Peki bu kentsel dönüşüm modelleri İstanbul’u depremden korur mu? Muhtemelen hayır, çünkü olası bir depremin etkisinin çok daha fazla olacağı ve hatta ülke ekonomisini felç edeceği söyleniyor. Çözüm ne? İliç’teki vatandaşlarımız gibi davranabiliriz, o kötü gün hiç gelmeyecekmiş gibi davranır elde ettiğimiz ya da etmeyi umduğumuz rantın tadını çıkarırız. İnşaat firmaları ve siyasetçiler mutlu olur, her seçimde koşa koşa bize bu rantı sağlayan partinin damgasına mührü basarız. Kötüsünün geleceğini hiç düşünmez, o güne karşı tedbir geliştirmeyenleri suçlamayız. Tıpkı Taleb’in hindisi gibi her şeyin yolunda gideceğini düşünürüz, insan doğasına çok daha uygun olur zaten böyle bir davranış.
Felaketleri bekleyerek yaşanmaz, Camus’nün de buyurduğu gibi bu şartlar altında “neden intihar etmiyoruz” diye soramayız kendimize.
Felaketleri bekleyerek yaşanmaz, Camus’nün de buyurduğu gibi bu şartlar altında “neden intihar etmiyoruz” diye soramayız kendimize. İnsana dair olan her şeyin insan davranışının bir sonucu olduğuna dair yanlış inancımız yaşamakta inat etmemizi sağladığı gibi, kötünün bizim başımıza gelmeyeceğine inanmak da sabah kalkmamızı sağlıyor. Oysa İliç, Antakya, daha önce İzmit bize gösterdi, kötüsü hem kapının dibinde bekliyor, canı istediği zaman içeriye girecek. Söz konusu olan sadece depremler değil, o biraz daha kafamıza kakıldığı için kullandığım bir örnek, kapıda orman yangınları, seller, su baskınları, heyelanlar, siyasal ve ekonomik krizler var; büyük bir kısmı insan marifetiyle gerçekleşecek felaketler.

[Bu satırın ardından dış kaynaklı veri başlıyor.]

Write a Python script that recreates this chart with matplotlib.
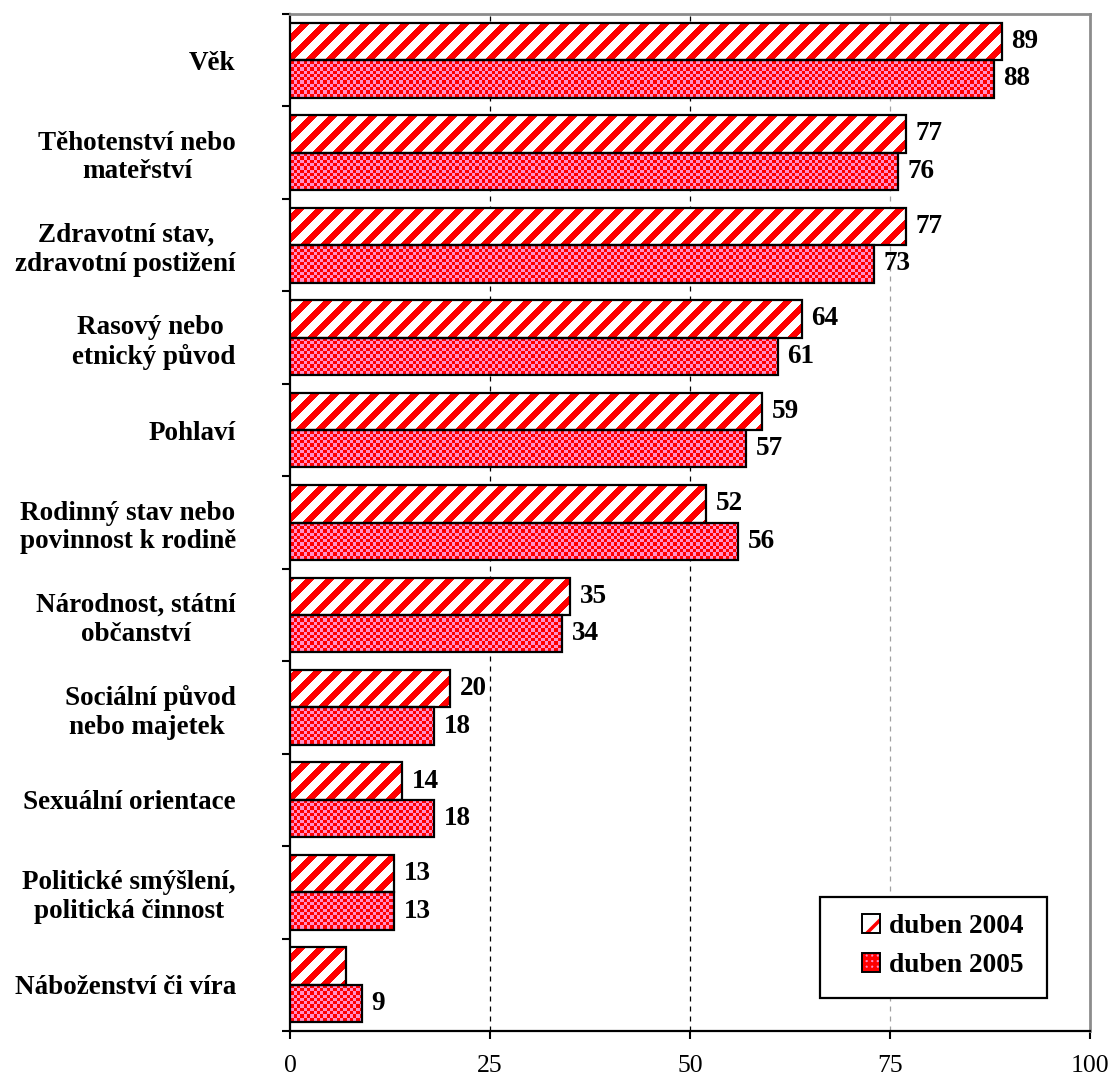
import numpy as np
import matplotlib
matplotlib.use("Agg")
import matplotlib.pyplot as plt
from matplotlib.path import Path
from matplotlib.patches import Patch, Rectangle
from matplotlib.colors import ListedColormap
from matplotlib.legend_handler import HandlerTuple

plt.rcParams['font.family'] = ['Liberation Serif', 'DejaVu Serif']
plt.rcParams['hatch.color'] = 'red'
plt.rcParams['hatch.linewidth'] = 2.5

# data
categories = ["Věk", "Těhotenství nebo\nmateřství", "Zdravotní stav,\nzdravotní postižení",
              "Rasový nebo \netnický původ", "Pohlaví", "Rodinný stav nebo\npovinnost k rodině",
              "Národnost, státní\nobčanství", "Sociální původ\nnebo majetek ", "Sexuální orientace",
              "Politické smýšlení,\npolitická činnost", "Náboženství či víra"]
v2004 = [89, 77, 77, 64, 59, 52, 35, 20, 14, 13, 7]
v2005 = [88, 76, 73, 61, 57, 56, 34, 18, 18, 13, 9]
show2004 = [True] * 10 + [False]
series_names = ["duben 2004", "duben 2005"]

W, H = 800, 1017  # axes size in pixels
fig = plt.figure(figsize=(11.14, 10.84), dpi=100)
ax = fig.add_axes([290 / 1114, 1 - 1031 / 1084, W / 1114, H / 1084])

y = np.arange(len(categories))
h = 0.405
ext = (0, 100, len(categories) - 0.5, -0.5)


def clip_path(bars):
    return Path.make_compound_path(*[b.get_path().transformed(b.get_patch_transform()) for b in bars])


# grid lines
ax.axvline(25, color='black', lw=0.9, ls=(0, (4, 4)), zorder=0)
ax.axvline(50, color='black', lw=0.9, ls=(0, (4, 4)), zorder=0)
ax.axvline(75, color='#a0a0a0', lw=0.9, ls=(0, (4, 4)), zorder=0)

rows, cols = np.mgrid[0:H, 0:W]

# 2004 - red diagonal stripes
bars04 = ax.barh(y - h / 2, v2004, height=h, facecolor='white', lw=0, zorder=2)
stripes = ((cols + rows) % 20 < 9).astype(float)
im1 = ax.imshow(stripes, extent=ext, cmap=ListedColormap(['white', '#ff0000']),
                interpolation='nearest', aspect='auto', zorder=3)
im1.set_clip_path(clip_path(bars04), ax.transData)
ax.barh(y - h / 2, v2004, height=h, fill=False, edgecolor='black', lw=1.6, zorder=4)

# 2005 - red / pink checker
bars05 = ax.barh(y + h / 2, v2005, height=h, facecolor='#ff8fc8', lw=0, zorder=2)
checker = (((cols / 3.3).astype(int) + (rows / 3.3).astype(int)) % 2).astype(float)
im2 = ax.imshow(checker, extent=ext, cmap=ListedColormap(['#ff0000', '#ff8fc8']),
                interpolation='nearest', aspect='auto', zorder=3)
im2.set_clip_path(clip_path(bars05), ax.transData)
ax.barh(y + h / 2, v2005, height=h, fill=False, edgecolor='black', lw=1.6, zorder=4)

# value labels
for i in range(len(categories)):
    if show2004[i]:
        ax.text(v2004[i] + 1.2, y[i] - h / 2, str(v2004[i]), va='center', ha='left',
                fontsize=19.5, fontweight='bold', zorder=5)
    ax.text(v2005[i] + 1.2, y[i] + h / 2, str(v2005[i]), va='center', ha='left',
            fontsize=19.5, fontweight='bold', zorder=5)

ax.set_xlim(0, 100)
ax.set_ylim(len(categories) - 0.5, -0.5)

ax.set_yticks(y)
ax.set_yticklabels(categories, fontsize=19.5, fontweight='bold', multialignment='center')
ax.tick_params(axis='y', which='major', length=0, pad=39)
ax.set_yticks(np.arange(len(categories) + 1) - 0.5, minor=True)
ax.tick_params(axis='y', which='minor', length=6, width=1.5, direction='out')

ax.set_xticks([0, 25, 50, 75, 100])
ax.set_xticklabels(['0', '25', '50', '75', '100'], fontsize=18.5)
ax.tick_params(axis='x', length=6, width=1.5, direction='out', pad=11)

ax.spines['left'].set_linewidth(1.6)
ax.spines['bottom'].set_linewidth(1.6)
for s in ['top', 'right']:
    ax.spines[s].set_color('#8c8c8c')
    ax.spines[s].set_linewidth(2)

# legend
frame = Rectangle((530 / W, 33 / H), 227 / W, 101 / H, transform=ax.transAxes,
                  facecolor='white', edgecolor='black', lw=1.6, zorder=6)
ax.add_patch(frame)
outline = Patch(fill=False, edgecolor='black', lw=1.4)
handles = [(Patch(facecolor='white', edgecolor='red', hatch='/', lw=0), outline),
           (Patch(facecolor='#ff8fc8', edgecolor='red', hatch='+++', lw=0), outline)]
leg = ax.legend(handles, series_names, loc='upper left', bbox_to_anchor=(572 / W, 117 / H),
                frameon=False, borderpad=0, borderaxespad=0,
                handler_map={tuple: HandlerTuple(ndivide=1)},
                prop={'weight': 'bold', 'size': 19.7}, handlelength=0.65, handleheight=0.65,
                handletextpad=0.35, labelspacing=0.52)
leg.set_zorder(7)

fig.savefig('out.png', dpi=100)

Bu şartlar altında siyasetin ve toplumun sorması gereken tek önemli soru şu değil mi? “Kötüsü gelirse ne yapacağız?”. “Nasıl olsa bizim başımıza gelmez” diye düşünmek, hindi gibi başını öte tarafa çevirmek gerçekleri değiştirmeyecek, istemediğimiz şey gerçekleşecek. O zaman bizim şu anda tartışmamız gereken ne zaman olacağını öngöremediğimiz şeye hazırlanmak değil mi?
Madem bizi yönetmeye adaylar, siyasetçilerin de yanıtlaması gereken soru da bu, engel olamayacakları şeyin vereceği zararı nasıl azaltacaklar ve ertesi gün yaşamımıza devam etmemizi nasıl sağlayacaklar?